Wednesday 9 January 2019

dedodedo

At the recommendation of Miss Cellania, we learn that there is much more to Hampsterdance than we had otherwise appreciated. With memes and virality, we’re all audience and authors both but the quirky little website that seeded internet culture and its norms of communication has a specific attribution. CBC Arts correspondent Leah Collins plums the midst of time and takes us back to 1998, to a world before social media when GeoCities and personal and prestige websites dominated and gives us an anecdotal and oral history of the project and its unexpected legacy.

hiobsbotschaft

Without much notice but definitely a slight, the Trump administration downgraded the diplomatic status of the European Union from member state to international organisation. The US State Department having failed to notify the EU of this change, the official reaction is still pending and only came to light inadvertently when the ambassador of the Washington mission did not make the cut for invited guests for the state funeral of George H W Bush. The supranational bloc was elevated back in September of 2016 after lengthy negotiations with the Obama administration.

Tuesday 8 January 2019

acrostic or minibus appropriations

As the partial shutdown of the US government creeps into its third week, furloughed and exempted (working for delayed pay) staff at the National Weather Service’s Anchorage, Alaska bureau managed to embed a desperate plea in the forecast discussion.
One cannot expect to essentially close one quarter of the federal government without some nasty consequences down-stream and knock-on effects for departments that are open. Aside from rubbishing national parks, the workers and their families held kept in suspense, the air traffic controllers and screeners working without compensation (whoever thought we would be sharing a cup of kindness for the Transportation Security Administration), the research not being conducted and the tax statements not being processed (plus a litany of other thing not being done), there’s real dangers to public safety just being barely kept at bay by the dedication of a few.

this is not america

Via Boing Boing, comedian and musician (and frequent contributor to Quite Interesting) Bill Bailey gave an entertaining and informative presentation on the differences between major and minor keys and how the tonic tensions and resolutions affect the character of the tune being played. His rendition of the Star Spangled Banner (beginning at 2:02, previously) takes on a wholly different dynamic and indeed comes across a bit Russian.

waxing and waning

The design collective Whyixd has installed an ensemble of whirling LEDs to form a kinetic sculpture on the campus of National Chiao Tung University that illuminates the sky and delivers passers-by with a subjective experience of the lunar phases. Named like a bit of open-ended code, the project, “#define Moon_,” acknowledges that the perspective is unique for each viewer and something to take umbrage with, especially in light of the revival of the Space Race.

ร  la carte

Via Super Punch, we’ve found ourselves obsessing and delighting over this menu from an Italian restaurant whose selection of pizzas are named after the dates of significant events in the lives of the proprietor’s family. It’s a pretty endearing and make us wish we had a restaurant to commemorate special occasions. More to explore at Super Punch at the link above—a consummate connoisseur of premium tweets and other fine hypertext products.

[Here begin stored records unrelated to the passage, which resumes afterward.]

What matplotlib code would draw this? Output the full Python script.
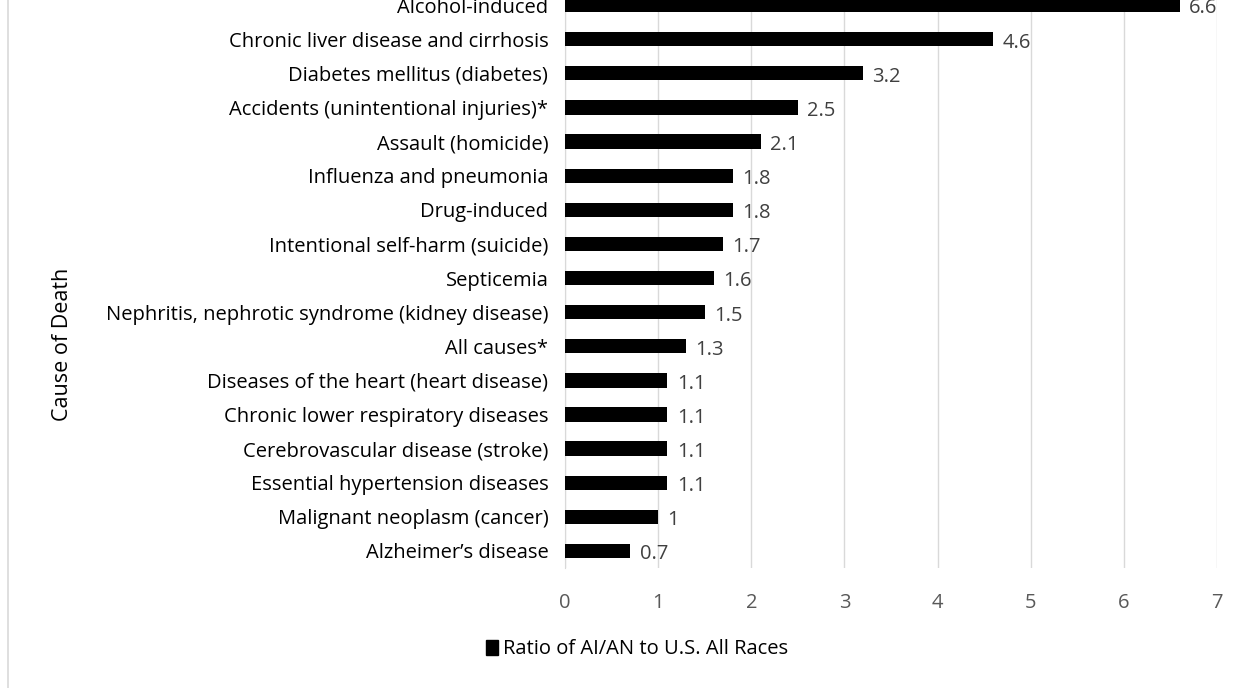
import numpy as np
import matplotlib.pyplot as plt
from matplotlib.lines import Line2D

plt.rcParams['font.family'] = ['Open Sans', 'DejaVu Sans']

# Datos (de arriba hacia abajo)
causes = [
    "Alcohol-induced",
    "Chronic liver disease and cirrhosis",
    "Diabetes mellitus (diabetes)",
    "Accidents (unintentional injuries)*",
    "Assault (homicide)",
    "Influenza and pneumonia",
    "Drug-induced",
    "Intentional self-harm (suicide)",
    "Septicemia",
    "Nephritis, nephrotic syndrome (kidney disease)",
    "All causes*",
    "Diseases of the heart (heart disease)",
    "Chronic lower respiratory diseases",
    "Cerebrovascular disease (stroke)",
    "Essential hypertension diseases",
    "Malignant neoplasm (cancer)",
    "Alzheimer\u2019s disease",
]
ratios = [6.6, 4.6, 3.2, 2.5, 2.1, 1.8, 1.8, 1.7, 1.6, 1.5, 1.3, 1.1, 1.1, 1.1, 1.1, 1, 0.7]
value_labels = ["6.6", "4.6", "3.2", "2.5", "2.1", "1.8", "1.8", "1.7", "1.6", "1.5",
                "1.3", "1.1", "1.1", "1.1", "1.1", "1", "0.7"]
xticks = [0, 1, 2, 3, 4, 5, 6, 7]

fs = 14.5

fig = plt.figure(figsize=(12.5, 6.88), dpi=100)
ax = fig.add_axes([0.452, 0.1744, 0.5216, 0.843])

y = np.arange(len(causes))
ax.barh(y, ratios, height=0.42, color='black', zorder=3)

for yi, v, lab in zip(y, ratios, value_labels):
    ax.text(v + 0.1, yi + 0.1, lab, va='center', ha='left', fontsize=fs,
            color='#404040', zorder=4)

ax.set_ylim(len(causes) - 0.5, -0.5)
ax.set_xlim(0, 7)
ax.set_xticks(xticks)
ax.set_xticklabels([str(t) for t in xticks], fontsize=fs, color='#595959')
ax.set_yticks(y)
ax.set_yticklabels(causes, fontsize=fs, color='black')
ax.tick_params(axis='both', length=0)
ax.tick_params(axis='x', pad=18)
ax.tick_params(axis='y', pad=12)

ax.grid(axis='x', color='#d9d9d9', linewidth=1, zorder=0)
for s in ['top', 'right', 'bottom']:
    ax.spines[s].set_visible(False)
ax.spines['left'].set_color('#d9d9d9')

fig.text(0.05, 0.5, "Cause of Death", rotation=90, va='center', ha='center',
         fontsize=15.5, color='black')

# borde del área del gráfico
fig.add_artist(Line2D([0.0065, 0.0065], [0, 1], color='#d9d9d9', linewidth=1.2))

handle = plt.Rectangle((0, 0), 1, 1, color='black')
fig.legend([handle], ["Ratio of AI/AN to U.S. All Races"], loc='center',
           bbox_to_anchor=(0.51, 0.056), frameon=False, fontsize=fs,
           handlelength=0.6, handleheight=0.75, handletextpad=0.25)

fig.savefig('out.png', dpi=100)
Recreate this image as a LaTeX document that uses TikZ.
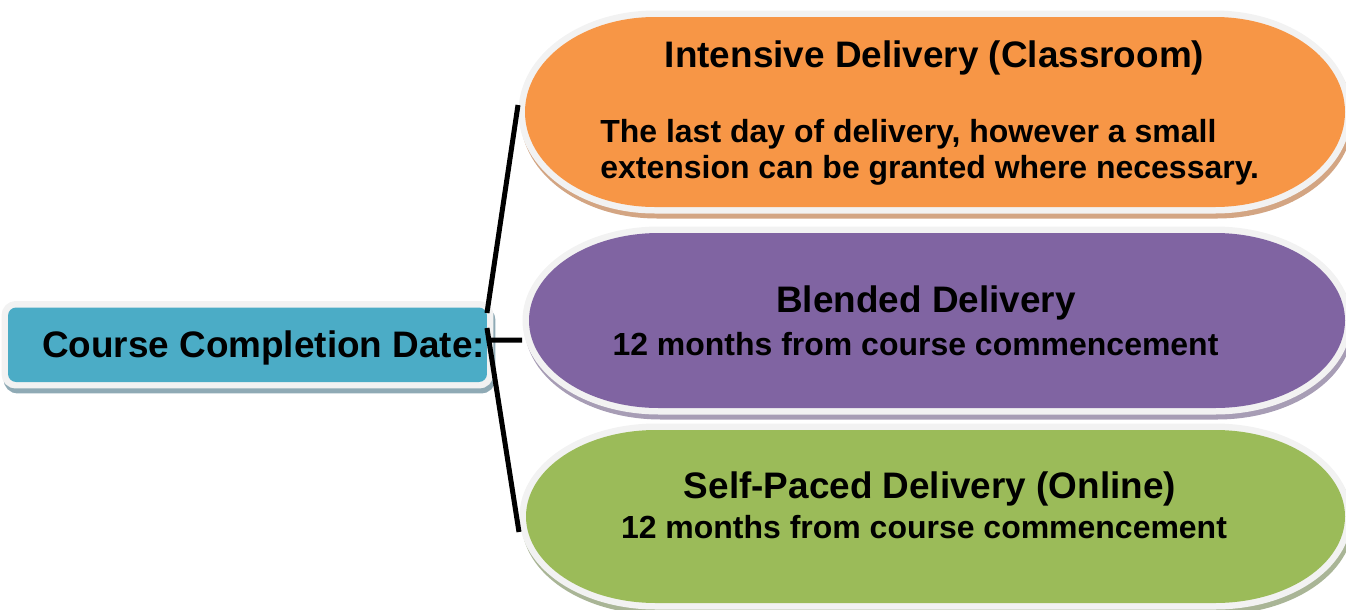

atchison, topeka and santa fe

These portrayals of urban rail routes that are a distant memory as Underground strip maps (see also here and here) are a really striking aesthetic choice on the part of draughtsman Jake Berman that makes us at the same time pine for the amenities of the past and appreciate what we still have in Germany and the robust public transportation network that we have here. Do you have memories of a similar service in your town that is no longer there?  Check out more superannuated streetcar and train lines showcased on Atlas Obscura at the link up top.

Monday 7 January 2019

iupac

Via Digg, the United Nations has declared 2019 to be the Year of the Periodic Table in recognition of the moment of insight that Dmitri Mendeleev had one hundred-fifty years ago in 1869 when he committed each of the sixty-nine then known distinct chemical elements on note cards and arranged them by properties in such a fashion as to predict, forecast the existence of yet unknown substances that would later fall neatly in place.
Not to discount the genius of the moment, the development of the familiar design was a lengthy process with many alternate proposals, visual cul-de-sacs (see also here, here and here) and effort that draws off the research and inspiration of many that came before and tried to communicate some essential quality about the building blocks of Nature. In addition to the symbolic chemistry that John Dalton proffered in 1803 to help limn his modern Atomic Theory, the Conversation takes a look at the other stages and versions—with some more radical deviations—that culminate with the iconic and instantly recognisable classroom model.